_Exercise details_: Return the lines below exactly, from the first line to the line that contains "12, 12.25, 12.5, 12.75, 13, 13.25, 13.5, 13.75, 14]". Leave out pictures.

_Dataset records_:
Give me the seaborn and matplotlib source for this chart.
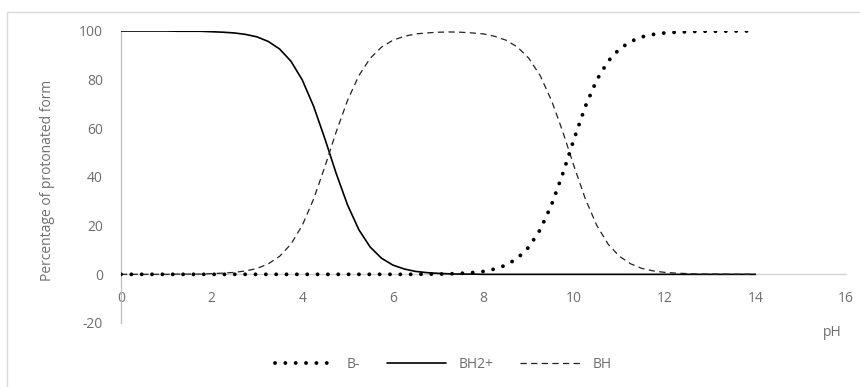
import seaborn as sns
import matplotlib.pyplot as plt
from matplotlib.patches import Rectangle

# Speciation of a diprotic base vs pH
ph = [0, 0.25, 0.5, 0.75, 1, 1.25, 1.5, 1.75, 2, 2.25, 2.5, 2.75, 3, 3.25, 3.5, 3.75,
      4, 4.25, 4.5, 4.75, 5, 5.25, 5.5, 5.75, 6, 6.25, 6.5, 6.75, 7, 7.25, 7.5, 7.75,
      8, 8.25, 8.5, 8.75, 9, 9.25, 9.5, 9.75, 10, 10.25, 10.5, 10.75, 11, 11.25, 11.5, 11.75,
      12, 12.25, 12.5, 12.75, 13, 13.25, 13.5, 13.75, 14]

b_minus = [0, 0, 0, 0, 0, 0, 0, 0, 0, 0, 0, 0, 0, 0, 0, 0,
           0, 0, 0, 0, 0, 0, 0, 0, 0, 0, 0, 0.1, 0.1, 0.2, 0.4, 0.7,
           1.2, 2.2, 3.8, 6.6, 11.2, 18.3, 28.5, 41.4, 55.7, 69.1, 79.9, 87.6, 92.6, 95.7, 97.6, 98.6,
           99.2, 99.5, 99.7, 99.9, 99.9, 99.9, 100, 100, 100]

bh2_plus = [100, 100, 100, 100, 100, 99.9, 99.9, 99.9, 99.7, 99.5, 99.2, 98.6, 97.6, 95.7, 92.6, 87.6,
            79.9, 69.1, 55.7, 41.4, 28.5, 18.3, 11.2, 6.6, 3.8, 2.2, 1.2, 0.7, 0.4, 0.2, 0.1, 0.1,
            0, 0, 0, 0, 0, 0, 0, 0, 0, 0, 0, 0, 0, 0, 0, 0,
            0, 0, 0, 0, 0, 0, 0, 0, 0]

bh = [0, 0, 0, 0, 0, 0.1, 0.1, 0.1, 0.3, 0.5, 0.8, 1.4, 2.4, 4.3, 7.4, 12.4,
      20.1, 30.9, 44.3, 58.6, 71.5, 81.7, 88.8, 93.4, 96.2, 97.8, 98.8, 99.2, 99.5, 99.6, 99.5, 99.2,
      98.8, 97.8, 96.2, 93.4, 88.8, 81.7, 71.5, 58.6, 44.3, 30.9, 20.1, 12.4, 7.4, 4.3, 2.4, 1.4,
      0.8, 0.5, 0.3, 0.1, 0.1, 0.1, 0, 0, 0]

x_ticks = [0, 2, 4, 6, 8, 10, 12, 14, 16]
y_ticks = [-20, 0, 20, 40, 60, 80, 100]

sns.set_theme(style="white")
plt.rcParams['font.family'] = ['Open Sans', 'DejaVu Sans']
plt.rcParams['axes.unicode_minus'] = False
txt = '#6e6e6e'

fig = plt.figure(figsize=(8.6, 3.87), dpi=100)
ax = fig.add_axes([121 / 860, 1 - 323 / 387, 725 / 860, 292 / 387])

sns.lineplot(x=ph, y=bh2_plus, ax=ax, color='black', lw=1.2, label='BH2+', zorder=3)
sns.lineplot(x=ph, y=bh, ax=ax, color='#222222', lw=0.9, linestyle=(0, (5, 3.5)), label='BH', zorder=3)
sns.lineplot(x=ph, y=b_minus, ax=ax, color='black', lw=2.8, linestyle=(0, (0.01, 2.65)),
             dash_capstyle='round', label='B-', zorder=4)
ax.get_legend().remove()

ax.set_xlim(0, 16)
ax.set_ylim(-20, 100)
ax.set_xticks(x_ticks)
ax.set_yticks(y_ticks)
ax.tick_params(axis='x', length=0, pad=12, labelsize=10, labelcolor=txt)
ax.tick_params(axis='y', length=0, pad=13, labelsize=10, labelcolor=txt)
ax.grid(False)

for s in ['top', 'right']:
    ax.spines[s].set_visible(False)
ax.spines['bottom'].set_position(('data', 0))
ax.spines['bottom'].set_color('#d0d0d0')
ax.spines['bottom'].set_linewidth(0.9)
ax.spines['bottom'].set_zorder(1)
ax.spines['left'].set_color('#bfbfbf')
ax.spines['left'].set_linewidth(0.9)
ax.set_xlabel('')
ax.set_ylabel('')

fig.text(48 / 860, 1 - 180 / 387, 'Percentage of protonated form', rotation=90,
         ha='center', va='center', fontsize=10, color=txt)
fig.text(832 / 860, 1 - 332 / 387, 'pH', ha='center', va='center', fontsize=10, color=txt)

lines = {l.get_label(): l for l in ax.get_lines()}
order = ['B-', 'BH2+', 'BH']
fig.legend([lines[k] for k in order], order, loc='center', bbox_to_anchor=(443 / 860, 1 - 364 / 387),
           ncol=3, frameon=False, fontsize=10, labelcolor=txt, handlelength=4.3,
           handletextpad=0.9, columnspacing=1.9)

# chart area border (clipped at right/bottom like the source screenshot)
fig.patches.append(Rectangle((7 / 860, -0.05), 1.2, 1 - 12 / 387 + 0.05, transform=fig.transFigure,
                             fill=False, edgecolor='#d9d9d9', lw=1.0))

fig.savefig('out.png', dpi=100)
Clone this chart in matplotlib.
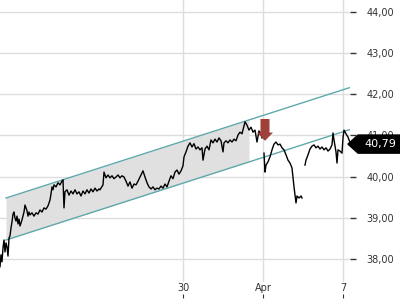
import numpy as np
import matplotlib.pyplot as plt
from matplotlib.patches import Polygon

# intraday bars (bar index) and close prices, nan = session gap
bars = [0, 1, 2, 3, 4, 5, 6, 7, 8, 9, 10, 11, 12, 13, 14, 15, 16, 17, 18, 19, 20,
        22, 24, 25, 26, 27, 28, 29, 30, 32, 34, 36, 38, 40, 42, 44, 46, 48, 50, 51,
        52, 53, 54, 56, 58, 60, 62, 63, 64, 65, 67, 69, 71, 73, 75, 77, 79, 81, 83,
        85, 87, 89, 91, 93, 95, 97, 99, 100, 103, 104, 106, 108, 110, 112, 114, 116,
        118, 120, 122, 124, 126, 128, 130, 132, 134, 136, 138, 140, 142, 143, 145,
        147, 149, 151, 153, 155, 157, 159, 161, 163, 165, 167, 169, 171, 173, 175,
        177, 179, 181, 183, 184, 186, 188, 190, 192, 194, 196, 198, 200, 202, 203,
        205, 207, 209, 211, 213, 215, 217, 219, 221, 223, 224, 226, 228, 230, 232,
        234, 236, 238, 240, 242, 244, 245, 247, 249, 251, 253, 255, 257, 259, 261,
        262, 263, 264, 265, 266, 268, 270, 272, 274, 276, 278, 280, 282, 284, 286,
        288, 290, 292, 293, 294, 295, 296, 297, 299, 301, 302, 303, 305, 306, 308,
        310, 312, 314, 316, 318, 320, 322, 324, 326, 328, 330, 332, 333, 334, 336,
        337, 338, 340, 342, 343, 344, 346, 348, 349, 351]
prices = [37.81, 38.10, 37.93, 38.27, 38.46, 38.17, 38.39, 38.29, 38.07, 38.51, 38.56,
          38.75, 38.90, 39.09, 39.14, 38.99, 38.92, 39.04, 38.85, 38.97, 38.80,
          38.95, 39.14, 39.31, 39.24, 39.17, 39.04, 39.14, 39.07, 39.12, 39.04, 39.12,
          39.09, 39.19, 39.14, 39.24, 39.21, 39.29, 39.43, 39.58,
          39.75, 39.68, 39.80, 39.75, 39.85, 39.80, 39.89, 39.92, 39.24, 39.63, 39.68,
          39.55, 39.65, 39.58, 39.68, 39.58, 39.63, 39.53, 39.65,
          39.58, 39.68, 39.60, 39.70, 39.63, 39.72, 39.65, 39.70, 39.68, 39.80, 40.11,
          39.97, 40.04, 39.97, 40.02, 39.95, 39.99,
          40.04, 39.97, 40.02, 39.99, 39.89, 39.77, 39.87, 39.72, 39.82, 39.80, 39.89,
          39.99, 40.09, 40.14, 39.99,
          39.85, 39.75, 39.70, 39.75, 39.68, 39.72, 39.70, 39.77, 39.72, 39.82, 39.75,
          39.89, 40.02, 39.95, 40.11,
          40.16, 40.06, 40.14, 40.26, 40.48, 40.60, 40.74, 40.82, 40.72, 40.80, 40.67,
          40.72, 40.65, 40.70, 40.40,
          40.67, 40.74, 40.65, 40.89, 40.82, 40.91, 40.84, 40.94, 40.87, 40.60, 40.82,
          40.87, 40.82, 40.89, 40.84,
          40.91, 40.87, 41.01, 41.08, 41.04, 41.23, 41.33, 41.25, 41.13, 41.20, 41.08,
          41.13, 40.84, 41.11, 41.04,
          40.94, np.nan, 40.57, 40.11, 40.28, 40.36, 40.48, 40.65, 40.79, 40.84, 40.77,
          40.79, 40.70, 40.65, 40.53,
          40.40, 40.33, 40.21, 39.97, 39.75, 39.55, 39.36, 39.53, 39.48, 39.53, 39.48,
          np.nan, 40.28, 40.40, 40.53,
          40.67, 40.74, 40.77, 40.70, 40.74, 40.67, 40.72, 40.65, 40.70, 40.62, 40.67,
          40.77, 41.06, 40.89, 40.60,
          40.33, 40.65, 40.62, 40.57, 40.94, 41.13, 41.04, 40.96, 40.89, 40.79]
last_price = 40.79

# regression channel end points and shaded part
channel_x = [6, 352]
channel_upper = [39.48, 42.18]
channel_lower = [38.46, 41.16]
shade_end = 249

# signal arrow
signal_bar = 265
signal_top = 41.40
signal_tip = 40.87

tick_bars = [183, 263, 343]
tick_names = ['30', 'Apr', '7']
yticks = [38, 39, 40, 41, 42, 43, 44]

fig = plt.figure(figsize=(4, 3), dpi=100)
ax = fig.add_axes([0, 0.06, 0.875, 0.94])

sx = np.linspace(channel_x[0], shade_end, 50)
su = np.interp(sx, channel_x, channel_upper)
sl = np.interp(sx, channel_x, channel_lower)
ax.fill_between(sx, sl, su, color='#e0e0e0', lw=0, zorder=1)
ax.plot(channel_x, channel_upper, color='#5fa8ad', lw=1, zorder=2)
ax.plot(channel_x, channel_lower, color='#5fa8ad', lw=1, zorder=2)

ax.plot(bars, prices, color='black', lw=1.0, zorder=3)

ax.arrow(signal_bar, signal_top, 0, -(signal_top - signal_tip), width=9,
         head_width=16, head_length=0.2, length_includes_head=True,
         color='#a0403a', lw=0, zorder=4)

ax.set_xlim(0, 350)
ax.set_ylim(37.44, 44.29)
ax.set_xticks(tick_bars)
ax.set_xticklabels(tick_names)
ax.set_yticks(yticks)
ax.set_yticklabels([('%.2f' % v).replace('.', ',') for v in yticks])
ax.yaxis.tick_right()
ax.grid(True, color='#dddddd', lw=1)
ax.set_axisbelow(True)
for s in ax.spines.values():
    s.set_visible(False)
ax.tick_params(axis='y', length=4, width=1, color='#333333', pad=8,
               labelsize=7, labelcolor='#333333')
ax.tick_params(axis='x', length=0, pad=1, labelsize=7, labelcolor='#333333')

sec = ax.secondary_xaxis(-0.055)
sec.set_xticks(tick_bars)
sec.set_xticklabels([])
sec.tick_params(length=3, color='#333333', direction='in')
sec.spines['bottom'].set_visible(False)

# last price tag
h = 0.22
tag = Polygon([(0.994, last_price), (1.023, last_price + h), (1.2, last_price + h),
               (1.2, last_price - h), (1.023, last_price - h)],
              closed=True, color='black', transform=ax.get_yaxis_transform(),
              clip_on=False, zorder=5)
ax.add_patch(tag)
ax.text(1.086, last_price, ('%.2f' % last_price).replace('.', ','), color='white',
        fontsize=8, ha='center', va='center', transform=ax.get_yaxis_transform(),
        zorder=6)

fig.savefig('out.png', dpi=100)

_Completed exercise_:
Give me the seaborn and matplotlib source for this chart.
import seaborn as sns
import matplotlib.pyplot as plt
from matplotlib.patches import Rectangle

# Speciation of a diprotic base vs pH
ph = [0, 0.25, 0.5, 0.75, 1, 1.25, 1.5, 1.75, 2, 2.25, 2.5, 2.75, 3, 3.25, 3.5, 3.75,
      4, 4.25, 4.5, 4.75, 5, 5.25, 5.5, 5.75, 6, 6.25, 6.5, 6.75, 7, 7.25, 7.5, 7.75,
      8, 8.25, 8.5, 8.75, 9, 9.25, 9.5, 9.75, 10, 10.25, 10.5, 10.75, 11, 11.25, 11.5, 11.75,
      12, 12.25, 12.5, 12.75, 13, 13.25, 13.5, 13.75, 14]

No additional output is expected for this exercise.